By Jessica Ryan
Insect droppings, commonly known as insect frass, may seem useless and downright disgusting, but scientists found that this waste can improve soil health when added as a fertilizer in farming.
Insect frass is a mixture of excreta, feed, and molted skins. These droppings are a by-product of farming insects like yellow mealworms, banded crickets, and black soldier flies. Farmers raise and breed insects, also known as "mini-livestock," to be an alternative protein source for animals and be a more sustainable practice in agriculture.
Insect frass may also be used as fertilizer. Previous studies by this team led by the United States Department of Agriculture (USDA)'s Agricultural Research Service (ARS) show insect frass can have higher carbon and nitrogen content than fossil fuel-based fertilizers and fewer pathogens than other animal manures.
These researchers, along with collaborators from the University of Arkansas System Division of Agriculture, also studied insect frass' potential as an organic fertilizer source when used as a soil amendment in farming. The study is published in the journal Scientific Reports.

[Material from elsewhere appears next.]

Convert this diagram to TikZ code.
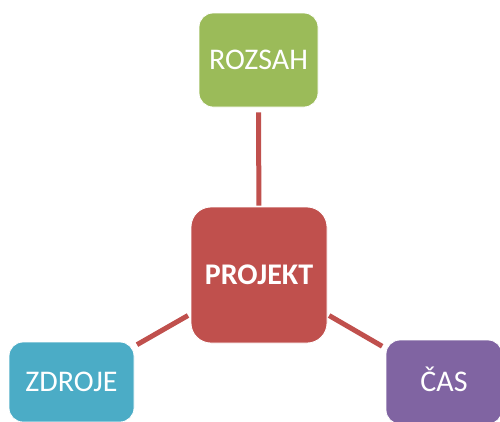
\documentclass[tikz,border=0pt]{standalone}
\usepackage{fontspec}
\setmainfont{Carlito}
\definecolor{projred}{HTML}{C0504D}
\definecolor{scopegreen}{HTML}{9BBB59}
\definecolor{resblue}{HTML}{4BACC6}
\definecolor{timepurple}{HTML}{8064A2}
\tikzset{
  box/.style={draw=white, line width=0.8pt, rounded corners=14pt, inner sep=0pt,
    text=white, text height=19pt, text depth=0pt,
    font=\fontsize{30}{36}\selectfont},
  conn/.style={draw=projred, line width=5pt}
}
\begin{document}
\begin{tikzpicture}[x=1pt,y=-1pt]
  \useasboundingbox (0,0) rectangle (500,421);
  \clip (0,0) rectangle (500,421);
  % central project box and the three constraints
  \node[box, fill=projred, rounded corners=20pt, minimum width=136pt, minimum height=136pt,
        font=\fontsize{30}{36}\selectfont\bfseries] (projekt) at (259,275) {PROJEKT};
  \node[box, fill=scopegreen, minimum width=119pt, minimum height=94pt] (rozsah) at (258.5,60) {ROZSAH};
  \node[box, fill=resblue, minimum width=125pt, minimum height=80pt] (zdroje) at (71.5,382) {ZDROJE};
  \node[box, fill=timepurple, minimum width=116pt, minimum height=84pt] (cas) at (444,382) {ČAS};
  % connectors
  \draw[conn, shorten <=1pt, shorten >=5pt] (projekt) -- (rozsah);
  \draw[conn, shorten <=3pt, shorten >=3pt] (projekt) -- (zdroje);
  \draw[conn, shorten <=2pt, shorten >=4pt] (projekt) -- (cas);
\end{tikzpicture}
\end{document}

In a two-year field study, researchers found that frass from yellow mealworm increased the amount of carbon by two times and nitrogen by three times in soils than other sources like poultry litter and ammonium nitrate. Furthermore, soils with frass addition produced crop yields and carbon dioxide emission rates similar to soils amended with poultry litter and ammonium nitrate.
"Insect frass substantially improved soil fertility which showed its ability to be used as an alternative to inorganic fertilizers," Amanda Ashworth, a soil scientist at the ARS Poultry Production and Product Safety Research Unit in Fayetteville, Arkansas, said.